The strategic hilltop is considered a symbol of heroism because of the moral code and values in which the paratroopers fought. A tour of the site is part of every JNF mission to Israel, and in 2008, the organization erected a Wall of Honor to commemorate all Jewish soldiers who fought in any war, and in any country. What once bared just 15 plaques, the Wall of Honor now has the names of nearly 350 men and women from around the world proudly inscribed on it.
“We couldn’t think of a better place to honor our dads than here,” said Dr. Sol Lizerbram, incoming JNF-USA president. He and his wife, Lauren, who serves as president of the organization’s San Diego Board of Directors, were on hand to unveil plaques for their fathers, Joseph Lizerbram and Max Cohen, both of whom served in World War II.
The unveiling was also attended by Bud and Judy Levin of Los Angeles, whose son, Max, made aliyah in 2012. Max served in the Israel Defense Forces as a paratrooper and was wounded in Operation Protective Edge in 2014. “He was one of the lucky ones. Four of his friends were killed, including his commander,” said Judy, who sits on the JNF’s LA Board of Directors. She and Bud, vice president of JNF’s Taskforce on the Negev and Galilee, were at the site to dedicate a classroom in memory of the four soldiers, but arrived early to participate in the Lizerbrams’ dedication.
The plaque outside the new classroom has the names and pictures of 1st Lt. Paz Eliyahu, 1st Sgt. Shahar Dauber, 1st Sgt. Li (Lillic) Mat, and 1st Sgt. Shahar Shalev and states that the four elite soldiers “fought selflessly for their nation, their country, their unit and their commander.”
Also there to attend both occasions was JNF-USA President-elect Bruce Gould, who in 2015 dedicated the Bruce K. Gould Amphitheatre at Ammunition Hill. “Every time we do a dedication here it’s something special. Whether it’s a new museum, an amphitheatre, a commemoration hall, or a plaque on the Wall of Honor, it tells the story of why this place is so important,” Gould said. “Each new addition makes this site that much more meaningful.”
Current National President Jeffrey E. Levine was also in attendance along with his wife, Randi, and shared Gould’s sentiment. “This is a touching moment.
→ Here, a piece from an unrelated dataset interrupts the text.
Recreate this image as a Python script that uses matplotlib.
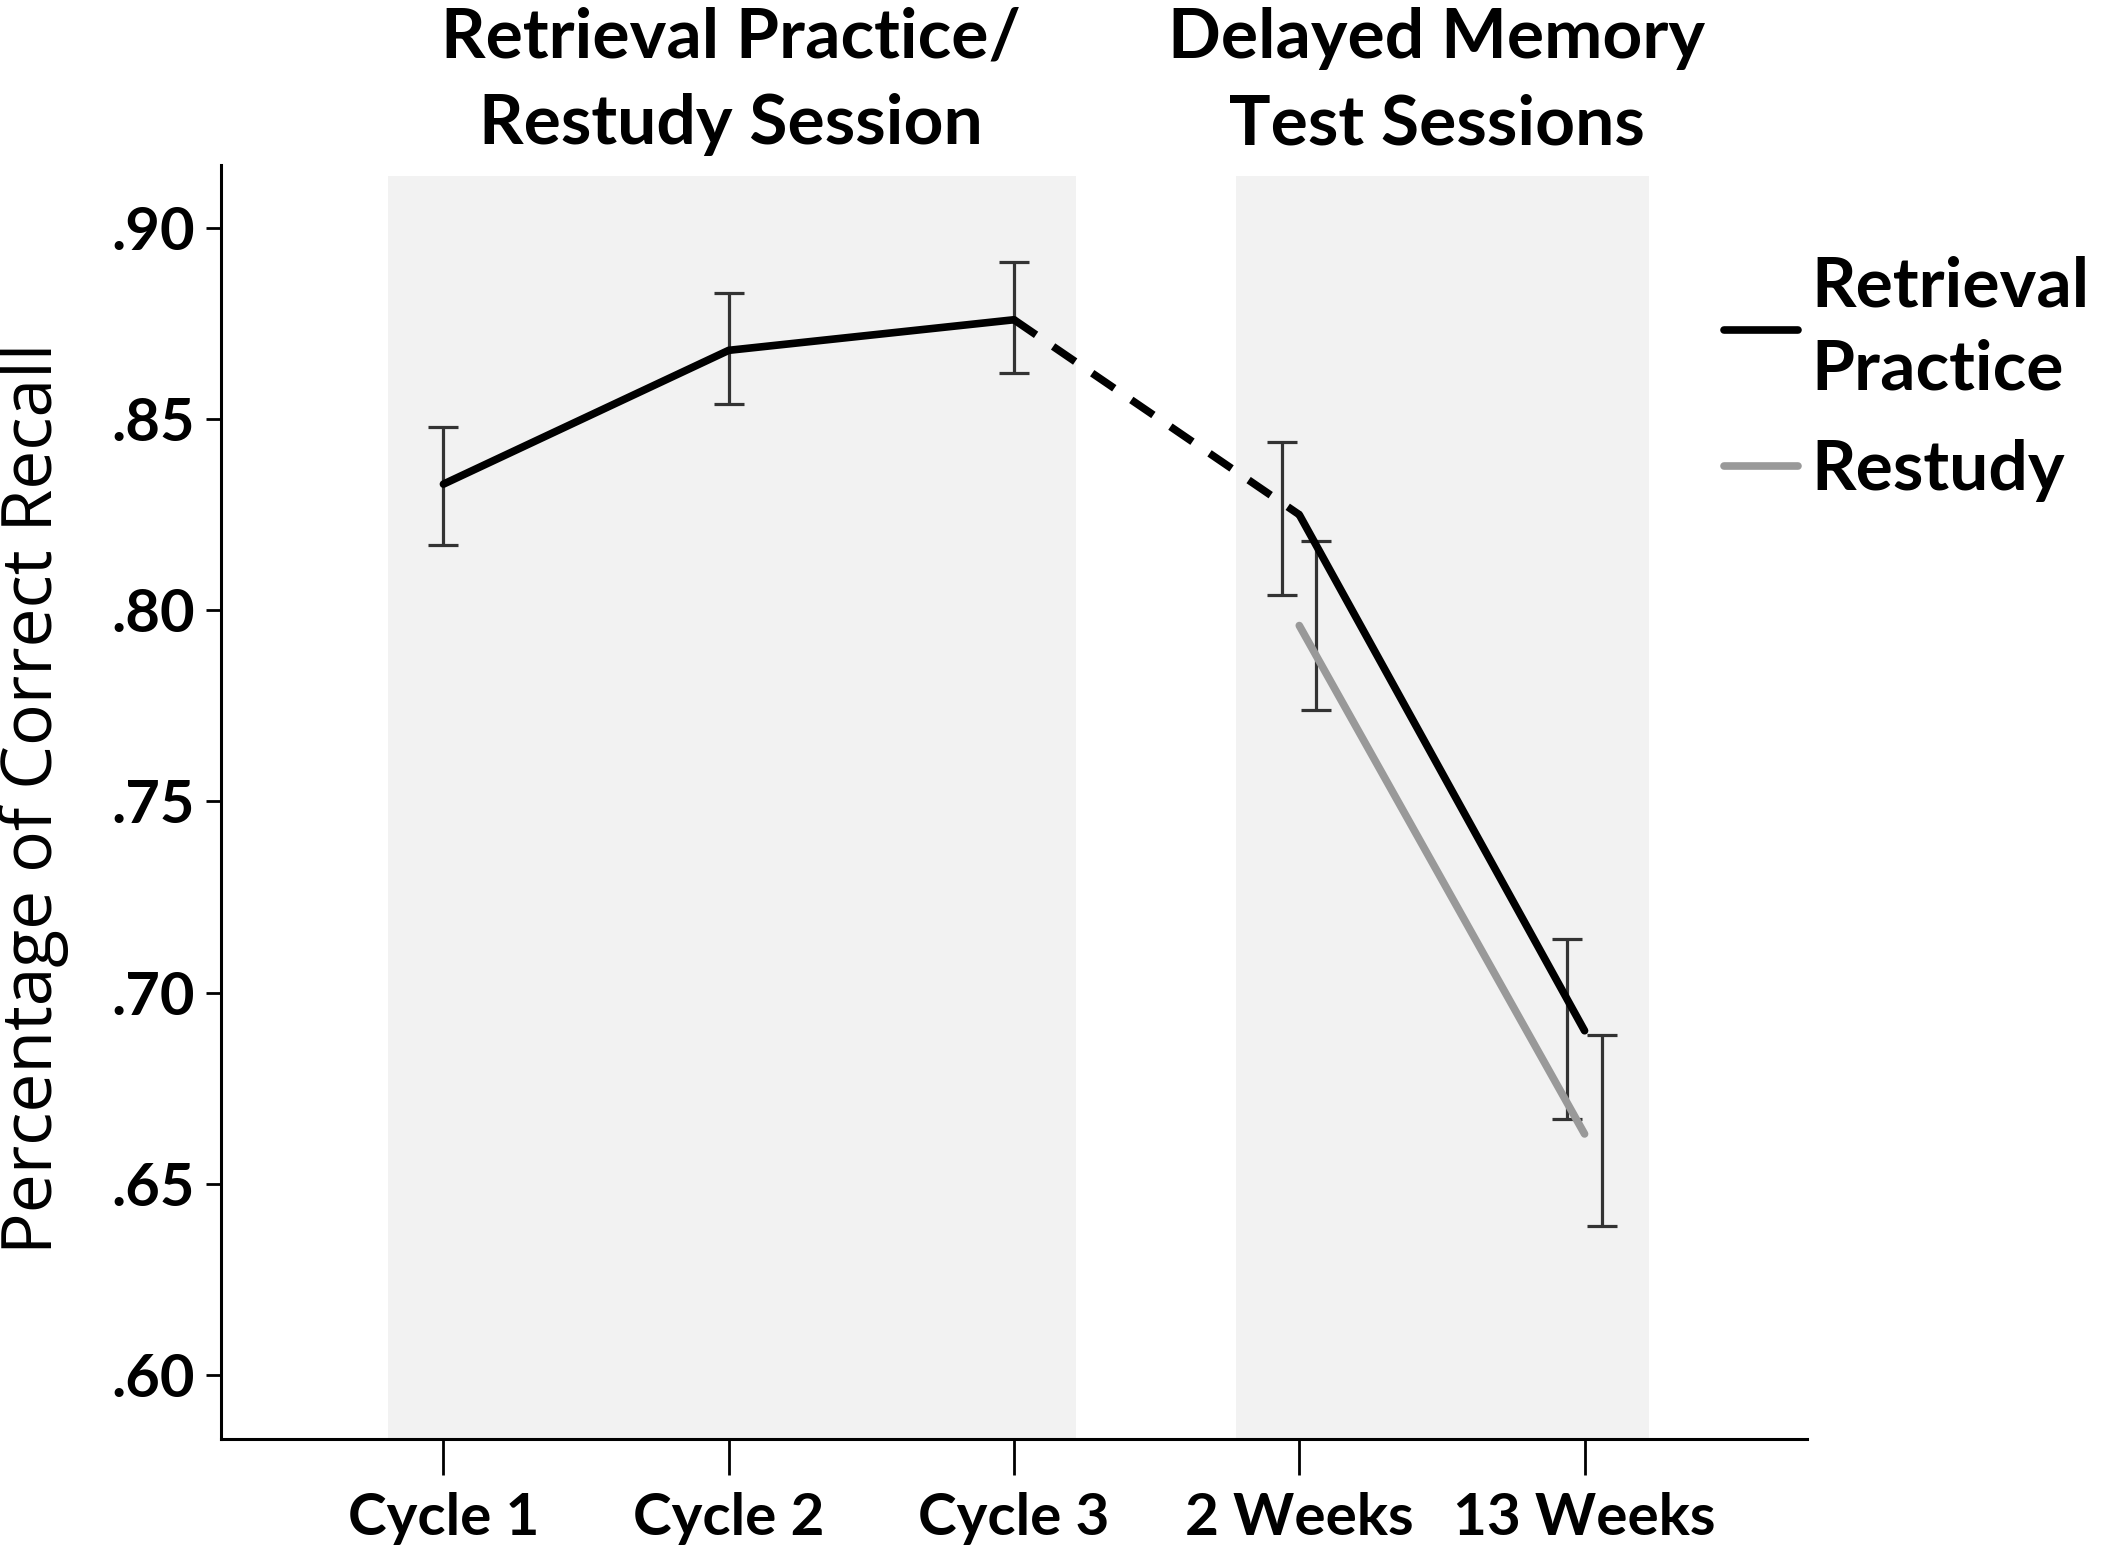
import matplotlib
matplotlib.use("Agg")
from matplotlib import pyplot as plt
from matplotlib.ticker import FuncFormatter

# data
sessions = ["Cycle 1", "Cycle 2", "Cycle 3", "2 Weeks", "13 Weeks"]
rp_mean = [0.833, 0.868, 0.876, 0.825, 0.690]
rp_low = [0.817, 0.854, 0.862, 0.804, 0.667]
rp_high = [0.848, 0.883, 0.891, 0.844, 0.714]
rs_mean = [0.796, 0.663]
rs_low = [0.774, 0.639]
rs_high = [0.818, 0.689]
y_ticks = [0.60, 0.65, 0.70, 0.75, 0.80, 0.85, 0.90]

BOLD = "Lato"
LW = 5.5
x = list(range(len(sessions)))
x_rs = x[3:]

fig = plt.figure(figsize=(21.02, 15.56), dpi=100)
ax = fig.add_axes([0.1051, 0.0752, 0.7546, 0.8188])
ax.set_xlim(-0.78, 4.78)
ax.set_ylim(0.5832, 0.9165)

# shaded session bands
ax.fill_between([-0.193, 2.219], 0.5832, 0.9137, color="#f2f2f2", lw=0, zorder=0)
ax.fill_between([2.778, 4.226], 0.5832, 0.9137, color="#f2f2f2", lw=0, zorder=0)

# retrieval practice line: solid / dashed / solid
ax.plot(x[:3], rp_mean[:3], color="black", lw=LW, solid_capstyle="round", zorder=3)
ax.plot(x[2:4], rp_mean[2:4], color="black", lw=LW, dashes=(3.5, 2.7), zorder=3)
ax.plot(x[3:], rp_mean[3:], color="black", lw=LW, solid_capstyle="round", zorder=3,
        label="Retrieval\nPractice")
ax.plot(x_rs, rs_mean, color="#999999", lw=LW, solid_capstyle="round", zorder=3,
        label="Restudy")

# error bars (delayed tests offset like clustered spss output)
rp_x = [0, 1, 2, 3 - 0.06, 4 - 0.06]
rs_x = [3 + 0.06, 4 + 0.06]
ax.errorbar(rp_x, rp_mean,
            yerr=[[m - l for m, l in zip(rp_mean, rp_low)], [h - m for m, h in zip(rp_mean, rp_high)]],
            fmt="none", ecolor="#333333", elinewidth=2.3, capsize=11, capthick=2.3, zorder=2)
ax.errorbar(rs_x, rs_mean,
            yerr=[[m - l for m, l in zip(rs_mean, rs_low)], [h - m for m, h in zip(rs_mean, rs_high)]],
            fmt="none", ecolor="#333333", elinewidth=2.3, capsize=11, capthick=2.3, zorder=2)

# axes styling
for side in ["top", "right"]:
    ax.spines[side].set_visible(False)
for side in ["left", "bottom"]:
    ax.spines[side].set_linewidth(2.2)
ax.set_xticks(x)
ax.set_xticklabels(sessions, fontfamily=BOLD, fontweight="bold", fontsize=42)
ax.set_yticks(y_ticks)
ax.yaxis.set_major_formatter(FuncFormatter(lambda v, p: ("%.2f" % v)[1:]))
for lab in ax.get_yticklabels():
    lab.set_fontfamily(BOLD)
    lab.set_fontweight("bold")
    lab.set_fontsize(43)
ax.tick_params(axis="x", length=26, width=2, pad=12)
ax.tick_params(axis="y", length=11, width=2, pad=8)

fig.text(34 / 2102, 1 - 798 / 1556, "Percentage of Correct Recall", rotation=90,
         ha="center", va="center", fontfamily="Open Sans", fontsize=50)

# session headings
fig.text(731 / 2102, 1 - 38 / 1556, "Retrieval Practice/", ha="center", va="center",
         fontfamily=BOLD, fontweight="bold", fontsize=50)
fig.text(731 / 2102, 1 - 125 / 1556, "Restudy Session", ha="center", va="center",
         fontfamily=BOLD, fontweight="bold", fontsize=50)
fig.text(1437 / 2102, 1 - 38 / 1556, "Delayed Memory", ha="center", va="center",
         fontfamily=BOLD, fontweight="bold", fontsize=50)
fig.text(1437 / 2102, 1 - 125 / 1556, "Test Sessions", ha="center", va="center",
         fontfamily=BOLD, fontweight="bold", fontsize=50)

leg = ax.legend(loc="upper left", bbox_to_anchor=(0.926, 0.956), frameon=False, borderpad=0,
                handlelength=1.06, handletextpad=0.19, labelspacing=0.55,
                prop={"family": BOLD, "weight": "bold", "size": 50})
for t in leg.get_texts():
    t.set_linespacing(1.38)

fig.savefig("out.png", dpi=100)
The fact that we’re here to celebrate the memory of two U.S. servicemen, as well as the dedication of a classroom in memory of four young lives that were lost, is both rewarding and difficult,” he said.
Summing up the day’s event at the Wall of Honor with the Lizerbrams and Levins, JNF CEO Russell F. Robinson shared: “This is a place that honors Jewish soldiers from Israel and around the world who fought for their countries, and some gave their lives doing it. The Jewish peoples’ strength is that we stand up, we’re counted, and we’re strong. That is our special backbone for moving forward.”
“The Lizerbrams are wonderful Zionists and community leaders who deeply care and connect to Israel through JNF,” Robinson continued. “The Levins are a couple who sat thousands of miles away while their son served in a war and was wounded. I think that shows a certain resolve on their part, a special kind of leadership that defines Max as well, as he takes his place in JNF in the years to come.”